‘My conscience won’t let me’: What Muhammad Ali teaches us today
Some of Muhammad Ali’s greatest battles were fought within the realm of mythology. There was the time Ali faced off (in a comic book) against the son of Krypton, Superman. And who could forget his “battle” with nature, which he described with compelling wit as a precursor to his fight with George Foreman:
I have wrastled with a alligator. I done tussled with a whale. I done handcuffed lightning, throwed thunder in jail. That’s bad! Only last week, I murdered a rock, injured a stone, hospitalized a brick. I’m so mean, I make medicine sick.
At the height of his powers, Ali’s mythos was as impenetrable as his boxing record. It’s hard to imagine that someone so deft of foot and wit could contain something even more indomitable, but that was Ali’s true gift. His conviction was undeniable, even in the midst of his greatest battle, one that wasn’t imaginary, but ideological.

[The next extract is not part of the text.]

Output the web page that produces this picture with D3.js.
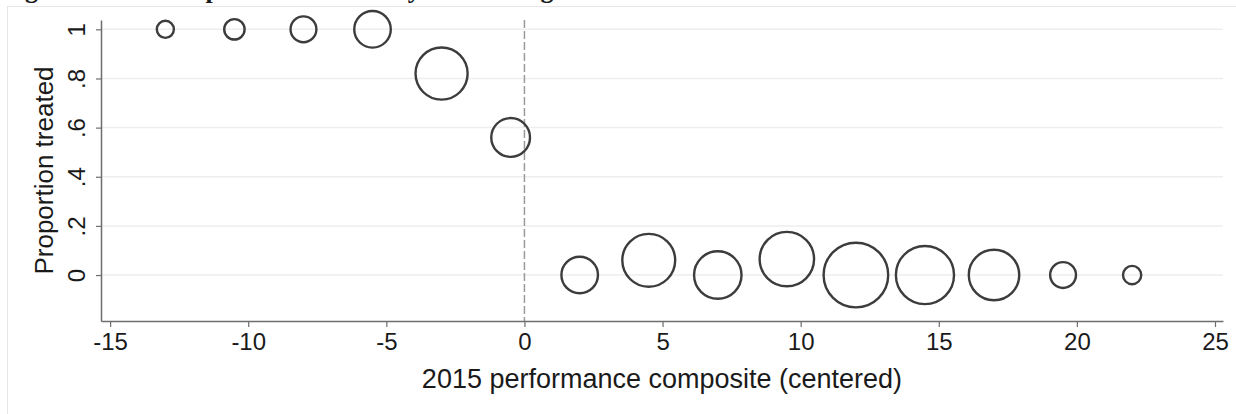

On April 28, 1967, 55 years ago this week, Ali refused to be drafted into the United States Army to fight in the Vietnam War. His Muslim faith and his anti-war commentary came to a head when he arrived in Houston for his scheduled induction. He refused to step forward when his name was called and was told that he would be arrested if he continued to refuse. A man known for his trademark shuffle stood firm that day.
“It is in the light of my consciousness as a Muslim minister and my own personal convictions that I take my stand in rejecting the call to be inducted,” he offered in a statement.

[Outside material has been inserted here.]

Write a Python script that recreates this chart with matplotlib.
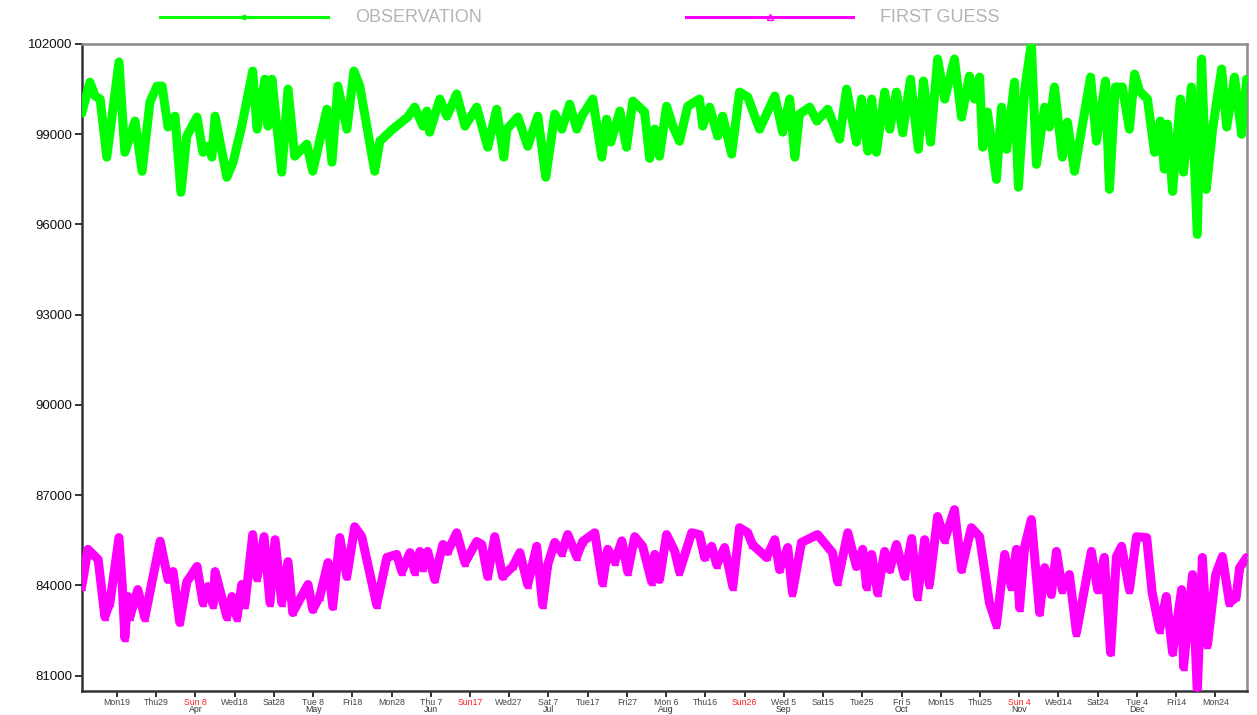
import numpy as np
import pandas as pd
import matplotlib
matplotlib.use("Agg")
import matplotlib.pyplot as plt
from matplotlib.lines import Line2D

plt.rcParams['font.family'] = ['Liberation Sans', 'DejaVu Sans']

# ---------------- data ----------------
start_date = "2018-03-10"
end_date = "2019-01-01"

# days since start_date, observation series (Pa)
obs_day = [0.0, 2.1, 3.4, 4.7, 6.4, 9.5, 11.0, 13.6, 15.4, 17.4,
           19.2, 20.5, 22.0, 23.8, 25.3, 26.8, 29.4, 30.9, 32.2, 33.2,
           34.0, 37.0, 38.6, 40.8, 43.6, 44.7, 46.7, 47.5, 48.5, 51.0,
           52.6, 54.3, 57.4, 58.9, 62.5, 63.8, 65.3, 67.6, 69.4, 70.9,
           74.7, 76.0, 79.3, 83.1, 84.9, 87.0, 88.0, 88.7, 91.3, 93.1,
           95.6, 97.7, 100.7, 103.5, 105.8, 107.6, 108.4, 111.2, 113.7, 116.3,
           118.3, 120.6, 122.4, 124.4, 126.2, 127.5, 130.3, 132.6, 133.8, 134.9,
           137.2, 138.9, 140.5, 143.5, 144.8, 146.1, 147.3, 149.1, 150.7, 152.4,
           154.5, 157.5, 158.3, 160.1, 162.1, 163.4, 165.7, 167.7, 169.8, 172.8,
           176.7, 178.7, 180.5, 181.8, 183.0, 185.6, 187.4, 190.2, 193.2, 195.0,
           197.5, 198.8, 200.4, 201.4, 202.6, 204.7, 206.0, 207.7, 209.3, 211.3,
           213.3, 214.6, 216.4, 218.2, 220.0, 222.5, 224.3, 226.3, 227.6, 228.9,
           229.7, 230.9, 233.2, 234.5, 235.8, 237.8, 238.8, 240.4, 242.1, 243.4,
           245.5, 246.7, 248.0, 250.0, 251.3, 253.1, 257.2, 258.7, 260.0, 261.0,
           262.0, 263.5, 265.3, 267.1, 268.4, 269.7, 271.7, 273.5, 275.0, 276.0,
           276.8, 278.1, 280.1, 280.9, 282.9, 284.4, 285.5, 286.7, 288.3, 290.6,
           291.9, 293.9, 295.7, 297.0]
obs_val = [99700, 100730, 100270, 100170, 98240, 101400, 98400, 99440, 97770, 100070,
           100600, 100600, 99240, 99600, 97070, 98940, 99570, 98400, 98600, 98240,
           99600, 97570, 98070, 99270, 101100, 99170, 100830, 99270, 100830, 97740,
           100500, 98270, 98670, 97770, 99830, 98070, 100600, 99170, 101100, 100600,
           97770, 98770, 99170, 99570, 99900, 99270, 99770, 99070, 100170, 99600,
           100340, 99270, 99900, 98570, 99830, 98240, 99170, 99570, 98600, 99600,
           97570, 99670, 99170, 100000, 99170, 99600, 100170, 98240, 99500, 98740,
           99770, 98570, 100100, 99740, 98200, 99170, 98270, 99930, 99270, 98770,
           99930, 100170, 99270, 99900, 98940, 99600, 98340, 100400, 100240, 99170,
           100270, 99070, 100170, 98240, 99670, 99900, 99440, 99830, 98840, 100500,
           98740, 100170, 98440, 100170, 98400, 100400, 99170, 100400, 99050, 100830,
           98500, 100770, 98740, 101500, 100170, 101500, 99570, 100930, 100170, 100900,
           98570, 99740, 97500, 99900, 98500, 100730, 97240, 100500, 102000, 98000,
           99900, 99240, 100570, 98240, 99400, 97770, 100900, 98770, 99930, 100770,
           97170, 100570, 100570, 99170, 101000, 100430, 100170, 98400, 99440, 97840,
           99340, 97100, 100170, 97740, 100570, 95670, 101500, 97170, 99170, 101170,
           99240, 100900, 99000, 100830]

# days since start_date, first guess series (Pa)
fg_day = [0.0, 1.6, 4.2, 5.9, 7.2, 9.5, 10.3, 11.0, 11.8, 12.3,
          14.3, 16.1, 20.0, 22.0, 23.3, 25.0, 26.8, 29.4, 30.9, 32.2,
          33.5, 34.0, 37.0, 38.3, 39.6, 40.8, 41.6, 43.6, 44.7, 46.5,
          48.0, 49.3, 51.0, 52.6, 53.8, 57.7, 58.9, 60.7, 62.8, 64.0,
          65.8, 67.6, 69.6, 71.4, 75.2, 77.8, 80.3, 81.6, 83.7, 84.9,
          86.2, 87.0, 88.2, 90.0, 90.8, 92.1, 93.3, 95.6, 97.7, 100.7,
          102.0, 103.5, 105.3, 107.3, 109.9, 111.7, 113.7, 116.0, 117.5, 118.8,
          120.6, 122.4, 123.9, 126.2, 127.7, 130.8, 132.8, 134.1, 135.9, 137.7,
          139.2, 141.0, 143.0, 145.3, 146.1, 147.3, 149.1, 151.2, 152.4, 155.5,
          157.5, 158.8, 160.6, 161.9, 163.9, 166.0, 167.7, 169.8, 171.0, 174.6,
          176.7, 177.9, 180.0, 181.2, 183.5, 187.6, 191.4, 192.7, 195.3, 197.5,
          199.1, 200.1, 201.4, 202.9, 204.7, 206.0, 207.7, 209.8, 211.6, 213.1,
          214.9, 216.1, 218.2, 220.0, 222.5, 224.3, 226.8, 228.9, 231.4, 233.2,
          235.3, 237.0, 238.3, 239.1, 240.4, 242.1, 244.2, 245.5, 247.2, 248.5,
          250.0, 251.8, 253.6, 257.4, 259.0, 260.7, 262.3, 263.8, 265.1, 267.1,
          268.9, 271.5, 272.9, 274.8, 276.5, 278.1, 280.4, 280.9, 283.2, 284.4,
          285.7, 287.0, 289.1, 290.8, 292.6, 294.3, 295.2, 297.0]
fg_val = [83960, 85200, 84860, 82960, 83430, 85590, 84090, 82260, 83630, 82960,
          83860, 82930, 85470, 84200, 84460, 82770, 84120, 84630, 83430, 83960,
          83360, 84460, 82960, 83630, 82930, 84030, 83360, 85690, 84260, 85620,
          83430, 85520, 83430, 84790, 83100, 84030, 83200, 83630, 84760, 83300,
          85590, 84300, 85950, 85620, 83360, 84930, 85030, 84460, 85090, 84460,
          85130, 84590, 85130, 84200, 84690, 85360, 85130, 85750, 84760, 85460,
          85360, 84300, 85620, 84300, 84630, 85090, 84030, 85300, 83360, 84690,
          85430, 85090, 85690, 84960, 85460, 85750, 84090, 85200, 84790, 85480,
          84460, 85620, 85300, 84130, 85030, 84200, 85690, 85130, 84460, 85750,
          85690, 84930, 85300, 84690, 85260, 83960, 85920, 85750, 85360, 84930,
          85520, 84530, 85260, 83760, 85430, 85690, 85090, 84130, 85750, 84630,
          85200, 83960, 85030, 83760, 85130, 84530, 85360, 84300, 85560, 83630,
          85520, 84030, 86290, 85520, 86520, 84530, 85920, 85620, 83430, 82700,
          85030, 83960, 85200, 83260, 85300, 86190, 83100, 84590, 83700, 85130,
          83860, 84360, 82430, 85130, 83860, 84930, 81770, 84960, 85300, 83860,
          85620, 85590, 83760, 82530, 83630, 81770, 83860, 81300, 84360, 80430,
          84930, 82030, 84360, 84960, 83430, 83600, 84590, 84930]

series_names = ["OBSERVATION", "FIRST GUESS"]
series_colors = ["#00ff00", "#ff00ff"]

y_ticks = [81000, 84000, 87000, 90000, 93000, 96000, 99000, 102000]
first_tick_date = "2018-03-19"
tick_step_days = 10
tick_labels = ["Mon19", "Thu29", "Sun 8", "Wed18", "Sat28", "Tue 8", "Fri18", "Mon28",
               "Thu 7", "Sun17", "Wed27", "Sat 7", "Tue17", "Fri27", "Mon 6", "Thu16",
               "Sun26", "Wed 5", "Sat15", "Tue25", "Fri 5", "Mon15", "Thu25", "Sun 4",
               "Wed14", "Sat24", "Tue 4", "Fri14", "Mon24"]
month_labels = ["", "", "Apr", "", "", "May", "", "", "Jun", "", "", "Jul", "", "",
                "Aug", "", "", "Sep", "", "", "Oct", "", "", "Nov", "", "", "Dec", "", ""]

# ---------------- figure ----------------
W, H = 1257, 715
fig = plt.figure(figsize=(W / 100, H / 100), dpi=100)
ax = fig.add_axes([81.7 / W, 1 - 690.7 / H, (1246.7 - 81.7) / W, (690.7 - 44.0) / H])

t0 = pd.Timestamp(start_date)
obs_t = t0 + pd.to_timedelta(np.array(obs_day), unit="D")
fg_t = t0 + pd.to_timedelta(np.array(fg_day), unit="D")

ax.plot(obs_t, obs_val, color=series_colors[0], lw=6.5, solid_joinstyle="round",
        solid_capstyle="round", marker="o", ms=4, mec=series_colors[0], zorder=3)
ax.plot(fg_t, fg_val, color=series_colors[1], lw=6.5, solid_joinstyle="round",
        solid_capstyle="round", marker="^", ms=5, mfc="none", mec=series_colors[1], zorder=3)

ax.set_xlim(pd.Timestamp(start_date), pd.Timestamp(end_date))
ax.set_ylim(80500, 102000)

ax.set_yticks(y_ticks)
ax.set_yticklabels([str(v) for v in y_ticks], fontsize=9.5, color="#111111")

tick_dates = pd.Timestamp(first_tick_date) + pd.to_timedelta(
    np.arange(len(tick_labels)) * tick_step_days, unit="D")
ax.set_xticks(tick_dates)
ax.set_xticklabels(tick_labels, fontsize=6.3)
for lbl, txt in zip(ax.get_xticklabels(), tick_labels):
    lbl.set_color("#ff2020" if txt.startswith("Sun") else "#444444")
for d, m in zip(tick_dates, month_labels):
    if m:
        ax.annotate(m, xy=(d, 0), xycoords=("data", "axes fraction"),
                    xytext=(0, -10.2), textcoords="offset points",
                    ha="center", va="top", fontsize=6.3, color="#333333",
                    annotation_clip=False)

ax.tick_params(axis="x", direction="out", length=4, width=1.3, pad=1, color="#222222")
ax.tick_params(axis="y", direction="out", length=5, width=1.3, pad=2, color="#222222")

for side in ("left", "bottom"):
    ax.spines[side].set_color("#333333")
    ax.spines[side].set_linewidth(1.8)
for side in ("top", "right"):
    ax.spines[side].set_color("#8a8a8a")
    ax.spines[side].set_linewidth(1.8)

# ---------------- legend (top, manual) ----------------
ly = 1 - 17 / H
leg = [(160, 328, 355, "o", 3, series_colors[0]),
       (686, 853, 880, "^", 4.5, "none")]
for (x0, x1, xt, mk, ms, mfc), name, col in zip(leg, series_names, series_colors):
    fig.add_artist(Line2D([x0 / W, x1 / W], [ly, ly], transform=fig.transFigure,
                          color=col, lw=2.2))
    fig.add_artist(Line2D([(x0 + x1) / 2 / W], [ly], transform=fig.transFigure,
                          color=col, marker=mk, ms=ms, mfc=mfc, mec=col, lw=0))
    fig.text(xt / W, ly, name, fontsize=13, color="#b4b4b4", ha="left", va="center")

fig.savefig("out.png", dpi=100)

Ali was immediately stripped of his world heavyweight championship, and a few months later, on June 20, 1967, he was convicted of draft evasion, fined $10,000, and sentenced to five years in prison. He was also banned from boxing for three years. The punishment would rob him of his boxing prime, but what he forfeited in terms of his career, he gained in conscience and celebrity.
Those two terms might seem contradictory, especially considering the allure of capitalism. That was the power of Ali, though – even in a room full of luminaries, his conscience was the center of attention. Take the “Ali Summit,” for example, which included sports legends such as Bill Russell, Jim Brown, and Kareem Abdul-Jabbar. The group met in Cleveland a few weeks before Ali’s conviction in an effort to get him to soften his anti-war stance. When he wouldn’t, Ali’s fellow athletes stood with him.
Mirrorpix/Newscom/FileA “Don’t send Muhammad Ali to Vietnam” demonstration organized by Muhammad Zafreen of the Pakistan League takes place in London on April 10, 1967. Ali had spoken out about his conscientious objections to the Vietnam War long before he refused to be drafted into the Army on April 28, 1967.
“I envy Muhammad Ali. He faces a possible five years in jail and he has been stripped of his heavyweight championship, but I still envy him,” Mr. Russell said. “He has something I have never been able to attain and something very few people I know possess. He has an absolute and sincere faith. I’m not worried about Muhammad Ali. He is better equipped than anyone I know to withstand the trials in store for him. What I’m worried about is the rest of us.”
Mr. Russell’s words were prescient, not just for that time, but for the present age. Partisan politics and the pandemic have torn the United States apart. What might redeem us all is unrepentant and conscious faith. Some might have considered Ali unpatriotic, but his love for people of all walks of life was undeniable. As a result, his stance didn’t just exalt him beyond celebrity – it ultimately made him the people’s champion.
When he declared, “I ain’t got no quarrel with them Viet Cong,” the anti-war sentiment became a rallying cry for Black people. A year before his rebuke of the military, he offered this pointed take on Vietnam:
My conscience won’t let me go shoot my brother, or some darker people, or some poor hungry people in the mud for big powerful America. And shoot them for what? They never called me [racial epithet], they never lynched me, they didn’t put no dogs on me, they didn’t rob me of my nationality, rape and kill my mother and father. … Shoot them for what? How can I shoot them poor people? Just take me to jail.
Protesters took Ali’s sentiment and offered this message: “No Vietnamese ever called me [racial epithet].” The commentary was edgy and effective as it made its way across college campuses, as did Ali himself. In October 1970, he finally secured a boxing license to take on Jerry Quarry, and in June of 1971, his original conviction was overturned by the Supreme Court.
Conviction – a word that threatened to derail Ali’s career actually showed us the heart of “The Greatest.”
Anti-war sentiments are still relevant, particularly with the world’s eye on Ukraine, and, in less-reported news, a U.S. military proposal to recruit college athletes under consideration.
As the world around us seems to be falling apart, Ali’s legendary stance continues to ring loud as a call for not only conscience, but courage.